▶ **Dataset content**:
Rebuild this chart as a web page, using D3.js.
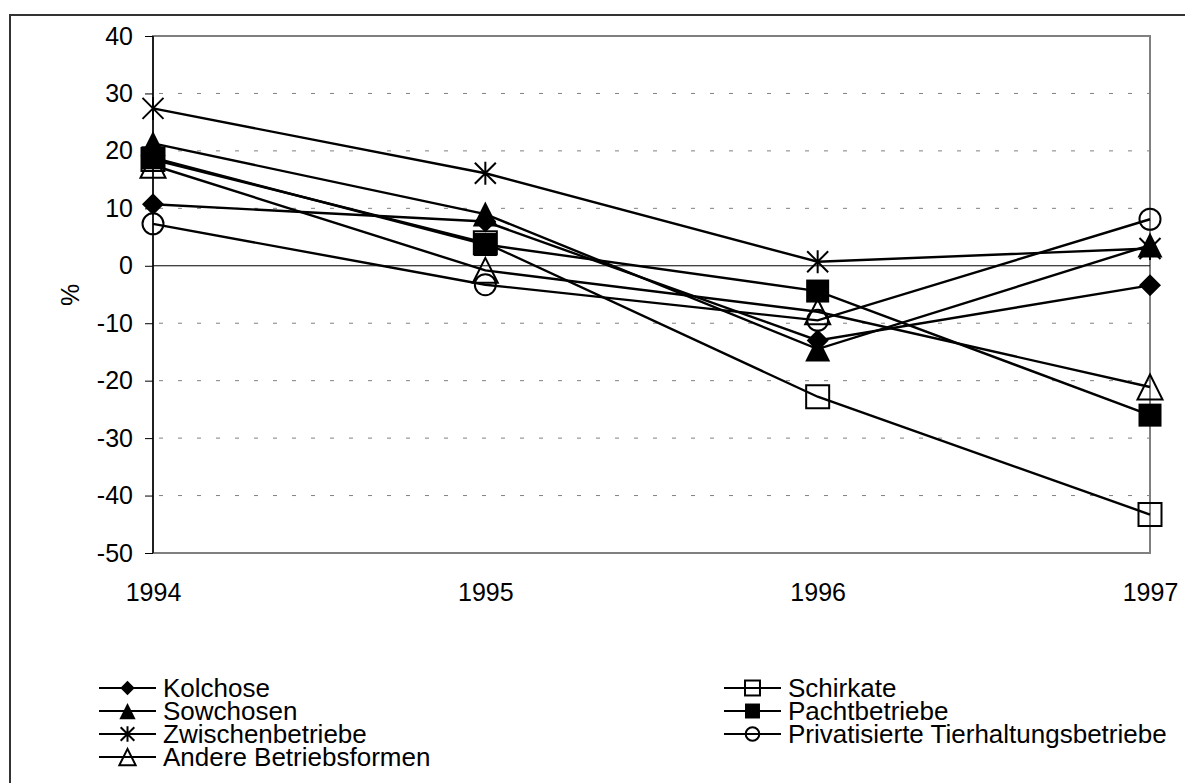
<!DOCTYPE html>
<html>
<head>
<meta charset="utf-8">
<script src="https://cdn.jsdelivr.net/npm/d3@7"></script>
<style>
  body { margin: 0; background: #fff; }
  svg { display: block; font-family: "Liberation Sans", Arial, sans-serif; }
</style>
</head>
<body>
<svg id="chart" width="1185" height="783"></svg>
<script>
// data (percent change per year)
const years = [1994, 1995, 1996, 1997];
const yTicks = [-50, -40, -30, -20, -10, 0, 10, 20, 30, 40];

const kolchose   = [10.7, 7.7, -13.0, -3.4];
const schirkate  = [18.5, 4.0, -22.8, -43.3];
const sowchosen  = [21.3, 9.0, -14.5, 3.6];
const pacht      = [18.8, 3.7, -4.4, -26.0];
const zwischen   = [27.4, 16.1, 0.7, 3.0];
const privat     = [7.3, -3.3, -9.5, 8.1];
const andere     = [17.5, -0.8, -8.0, -21.1];

const seriesNames = ["Kolchose", "Schirkate", "Sowchosen", "Pachtbetriebe",
    "Zwischenbetriebe", "Privatisierte Tierhaltungsbetriebe", "Andere Betriebsformen"];
const seriesValues = [kolchose, schirkate, sowchosen, pacht, zwischen, privat, andere];
const seriesMarkers = ["diamond", "squareOpen", "triangle", "square", "star", "circleOpen", "triangleOpen"];

const series = seriesNames.map((name, i) => ({
    name: name,
    marker: seriesMarkers[i],
    values: seriesValues[i].map((v, j) => ({year: years[j], value: v}))
}));

const svg = d3.select("#chart");

// outer frame
svg.append("rect")
    .attr("x", 10).attr("y", 15)
    .attr("width", 1200).attr("height", 800)
    .attr("fill", "none").attr("stroke", "#333").attr("stroke-width", 2);

const x = d3.scaleLinear().domain([1994, 1997]).range([153, 1150]);
const y = d3.scaleLinear().domain([-50, 40]).range([553, 36]);

// gridlines
svg.append("g")
    .selectAll("line")
    .data(yTicks.filter(d => d !== 0 && d !== 40 && d !== -50))
    .enter()
    .append("line")
    .attr("x1", x(1994)).attr("x2", x(1997))
    .attr("y1", d => y(d)).attr("y2", d => y(d))
    .attr("stroke", "#808080")
    .attr("stroke-width", 1)
    .attr("stroke-dasharray", "4,15")
    .attr("stroke-dashoffset", -6);

// plot area border (gray), left axis black
svg.append("rect")
    .attr("x", x(1994)).attr("y", y(40))
    .attr("width", x(1997) - x(1994)).attr("height", y(-50) - y(40))
    .attr("fill", "none").attr("stroke", "#808080").attr("stroke-width", 2);

svg.append("line")
    .attr("x1", x(1994)).attr("x2", x(1997))
    .attr("y1", y(0)).attr("y2", y(0))
    .attr("stroke", "#000").attr("stroke-width", 1);

// y axis
const yAxis = svg.append("g")
    .attr("transform", "translate(" + x(1994) + ",0)")
    .call(d3.axisLeft(y).tickValues(yTicks).tickFormat(d => String(d)).tickSize(8).tickPadding(12));
yAxis.select(".domain").attr("stroke", "#000").attr("stroke-width", 1.5)
    .attr("d", "M0," + y(40) + "V" + y(-50));
yAxis.selectAll(".tick line").attr("stroke", "#000").attr("stroke-width", 1);
yAxis.selectAll("text")
    .attr("font-family", "'Liberation Sans', Arial, sans-serif")
    .attr("font-size", 25).attr("fill", "#000");

// x axis labels
const xAxis = svg.append("g")
    .attr("transform", "translate(0," + y(-50) + ")")
    .call(d3.axisBottom(x).tickValues(years).tickFormat(d3.format("d")).tickSize(0).tickPadding(30));
xAxis.select(".domain").remove();
xAxis.selectAll("text")
    .attr("font-family", "'Liberation Sans', Arial, sans-serif")
    .attr("font-size", 25).attr("fill", "#000");

// y axis title
svg.append("text")
    .attr("transform", "translate(79,295) rotate(-90)")
    .attr("text-anchor", "middle")
    .attr("font-size", 25)
    .text("%");

// marker drawing
function drawMarker(g, type, k) {
    const h = 11 * k;
    if (type === "diamond") {
        g.append("path").attr("d", `M0,${-h}L${h},0L0,${h}L${-h},0Z`).attr("fill", "#000");
    } else if (type === "square" || type === "squareOpen") {
        const s = 11.5 * k;
        g.append("rect").attr("x", -s).attr("y", -s).attr("width", 2 * s).attr("height", 2 * s)
            .attr("fill", type === "square" ? "#000" : "none")
            .attr("stroke", "#000").attr("stroke-width", type === "square" ? 0 : 2);
    } else if (type === "triangle" || type === "triangleOpen") {
        const t = 12.5 * k;
        g.append("path").attr("d", `M0,${-t}L${t},${t}L${-t},${t}Z`)
            .attr("fill", type === "triangle" ? "#000" : "none")
            .attr("stroke", "#000").attr("stroke-width", type === "triangle" ? 0 : 2);
    } else if (type === "circleOpen") {
        g.append("circle").attr("r", 10.5 * k)
            .attr("fill", "none").attr("stroke", "#000").attr("stroke-width", 2);
    } else if (type === "star") {
        const a = 10.5 * k;
        g.append("path")
            .attr("d", `M${-a},${-a}L${a},${a}M${a},${-a}L${-a},${a}M0,${-a - 1}V${a + 1}`)
            .attr("stroke", "#000").attr("stroke-width", 2).attr("fill", "none");
    }
}

const line = d3.line().x(d => x(d.year)).y(d => y(d.value));

series.forEach(s => {
    const g = svg.append("g").attr("class", "series");
    g.append("path")
        .datum(s.values)
        .attr("d", line)
        .attr("fill", "none")
        .attr("stroke", "#000")
        .attr("stroke-width", 2.4);
    g.selectAll("g.pt")
        .data(s.values)
        .enter()
        .append("g")
        .attr("class", "pt")
        .attr("transform", d => "translate(" + x(d.year) + "," + y(d.value) + ")")
        .each(function () { drawMarker(d3.select(this), s.marker, 1); });
});

// legend: two columns, filled row by row
const legendCols = [99, 724];
const legendRowTop = 688;
const legendRowStep = 23;
const legend = svg.append("g").attr("class", "legend");
series.forEach((s, i) => {
    const lx = legendCols[i % 2];
    const ly = legendRowTop + Math.floor(i / 2) * legendRowStep;
    const item = legend.append("g").attr("transform", "translate(" + lx + "," + ly + ")");
    item.append("line").attr("x1", 0).attr("x2", 57).attr("y1", 0).attr("y2", 0)
        .attr("stroke", "#000").attr("stroke-width", 2);
    const m = item.append("g").attr("transform", "translate(28.5,0)");
    drawMarker(m, s.marker, 0.65);
    item.append("text")
        .attr("x", 64).attr("y", 0).attr("dy", "0.36em")
        .attr("font-size", 26)
        .text(s.name);
});
</script>
</body>
</html>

▶ **Set task**: Reproduce the full listing faithfully, but do not carry over any pictures.

▶ **Exercise answer**:
Rebuild this chart as a web page, using D3.js.
<!DOCTYPE html>
<html>
<head>
<meta charset="utf-8">
<script src="https://cdn.jsdelivr.net/npm/d3@7"></script>
<style>
  body { margin: 0; background: #fff; }
  svg { display: block; font-family: "Liberation Sans", Arial, sans-serif; }
</style>
</head>
<body>
<svg id="chart" width="1185" height="783"></svg>
<script>
// data (percent change per year)
const years = [1994, 1995, 1996, 1997];
const yTicks = [-50, -40, -30, -20, -10, 0, 10, 20, 30, 40];

const kolchose   = [10.7, 7.7, -13.0, -3.4];
const schirkate  = [18.5, 4.0, -22.8, -43.3];
const sowchosen  = [21.3, 9.0, -14.5, 3.6];
const pacht      = [18.8, 3.7, -4.4, -26.0];
const zwischen   = [27.4, 16.1, 0.7, 3.0];
const privat     = [7.3, -3.3, -9.5, 8.1];
const andere     = [17.5, -0.8, -8.0, -21.1];

const seriesNames = ["Kolchose", "Schirkate", "Sowchosen", "Pachtbetriebe",
    "Zwischenbetriebe", "Privatisierte Tierhaltungsbetriebe", "Andere Betriebsformen"];
const seriesValues = [kolchose, schirkate, sowchosen, pacht, zwischen, privat, andere];
const seriesMarkers = ["diamond", "squareOpen", "triangle", "square", "star", "circleOpen", "triangleOpen"];

const series = seriesNames.map((name, i) => ({
    name: name,
    marker: seriesMarkers[i],
    values: seriesValues[i].map((v, j) => ({year: years[j], value: v}))
}));

const svg = d3.select("#chart");

// outer frame
svg.append("rect")
    .attr("x", 10).attr("y", 15)
    .attr("width", 1200).attr("height", 800)
    .attr("fill", "none").attr("stroke", "#333").attr("stroke-width", 2);

const x = d3.scaleLinear().domain([1994, 1997]).range([153, 1150]);
const y = d3.scaleLinear().domain([-50, 40]).range([553, 36]);

// gridlines
svg.append("g")
    .selectAll("line")
    .data(yTicks.filter(d => d !== 0 && d !== 40 && d !== -50))
    .enter()
    .append("line")
    .attr("x1", x(1994)).attr("x2", x(1997))
    .attr("y1", d => y(d)).attr("y2", d => y(d))
    .attr("stroke", "#808080")
    .attr("stroke-width", 1)
    .attr("stroke-dasharray", "4,15")
    .attr("stroke-dashoffset", -6);

// plot area border (gray), left axis black
svg.append("rect")
    .attr("x", x(1994)).attr("y", y(40))
    .attr("width", x(1997) - x(1994)).attr("height", y(-50) - y(40))
    .attr("fill", "none").attr("stroke", "#808080").attr("stroke-width", 2);

svg.append("line")
    .attr("x1", x(1994)).attr("x2", x(1997))
    .attr("y1", y(0)).attr("y2", y(0))
    .attr("stroke", "#000").attr("stroke-width", 1);

// y axis
const yAxis = svg.append("g")
    .attr("transform", "translate(" + x(1994) + ",0)")
    .call(d3.axisLeft(y).tickValues(yTicks).tickFormat(d => String(d)).tickSize(8).tickPadding(12));
yAxis.select(".domain").attr("stroke", "#000").attr("stroke-width", 1.5)
    .attr("d", "M0," + y(40) + "V" + y(-50));
yAxis.selectAll(".tick line").attr("stroke", "#000").attr("stroke-width", 1);
yAxis.selectAll("text")
    .attr("font-family", "'Liberation Sans', Arial, sans-serif")
    .attr("font-size", 25).attr("fill", "#000");

// x axis labels
const xAxis = svg.append("g")
    .attr("transform", "translate(0," + y(-50) + ")")
    .call(d3.axisBottom(x).tickValues(years).tickFormat(d3.format("d")).tickSize(0).tickPadding(30));
xAxis.select(".domain").remove();
xAxis.selectAll("text")
    .attr("font-family", "'Liberation Sans', Arial, sans-serif")
    .attr("font-size", 25).attr("fill", "#000");

// y axis title
svg.append("text")
    .attr("transform", "translate(79,295) rotate(-90)")
    .attr("text-anchor", "middle")
    .attr("font-size", 25)
    .text("%");

// marker drawing
function drawMarker(g, type, k) {
    const h = 11 * k;
    if (type === "diamond") {
        g.append("path").attr("d", `M0,${-h}L${h},0L0,${h}L${-h},0Z`).attr("fill", "#000");
    } else if (type === "square" || type === "squareOpen") {
        const s = 11.5 * k;
        g.append("rect").attr("x", -s).attr("y", -s).attr("width", 2 * s).attr("height", 2 * s)
            .attr("fill", type === "square" ? "#000" : "none")
            .attr("stroke", "#000").attr("stroke-width", type === "square" ? 0 : 2);
    } else if (type === "triangle" || type === "triangleOpen") {
        const t = 12.5 * k;
        g.append("path").attr("d", `M0,${-t}L${t},${t}L${-t},${t}Z`)
            .attr("fill", type === "triangle" ? "#000" : "none")
            .attr("stroke", "#000").attr("stroke-width", type === "triangle" ? 0 : 2);
    } else if (type === "circleOpen") {
        g.append("circle").attr("r", 10.5 * k)
            .attr("fill", "none").attr("stroke", "#000").attr("stroke-width", 2);
    } else if (type === "star") {
        const a = 10.5 * k;
        g.append("path")
            .attr("d", `M${-a},${-a}L${a},${a}M${a},${-a}L${-a},${a}M0,${-a - 1}V${a + 1}`)
            .attr("stroke", "#000").attr("stroke-width", 2).attr("fill", "none");
    }
}

const line = d3.line().x(d => x(d.year)).y(d => y(d.value));

series.forEach(s => {
    const g = svg.append("g").attr("class", "series");
    g.append("path")
        .datum(s.values)
        .attr("d", line)
        .attr("fill", "none")
        .attr("stroke", "#000")
        .attr("stroke-width", 2.4);
    g.selectAll("g.pt")
        .data(s.values)
        .enter()
        .append("g")
        .attr("class", "pt")
        .attr("transform", d => "translate(" + x(d.year) + "," + y(d.value) + ")")
        .each(function () { drawMarker(d3.select(this), s.marker, 1); });
});

// legend: two columns, filled row by row
const legendCols = [99, 724];
const legendRowTop = 688;
const legendRowStep = 23;
const legend = svg.append("g").attr("class", "legend");
series.forEach((s, i) => {
    const lx = legendCols[i % 2];
    const ly = legendRowTop + Math.floor(i / 2) * legendRowStep;
    const item = legend.append("g").attr("transform", "translate(" + lx + "," + ly + ")");
    item.append("line").attr("x1", 0).attr("x2", 57).attr("y1", 0).attr("y2", 0)
        .attr("stroke", "#000").attr("stroke-width", 2);
    const m = item.append("g").attr("transform", "translate(28.5,0)");
    drawMarker(m, s.marker, 0.65);
    item.append("text")
        .attr("x", 64).attr("y", 0).attr("dy", "0.36em")
        .attr("font-size", 26)
        .text(s.name);
});
</script>
</body>
</html>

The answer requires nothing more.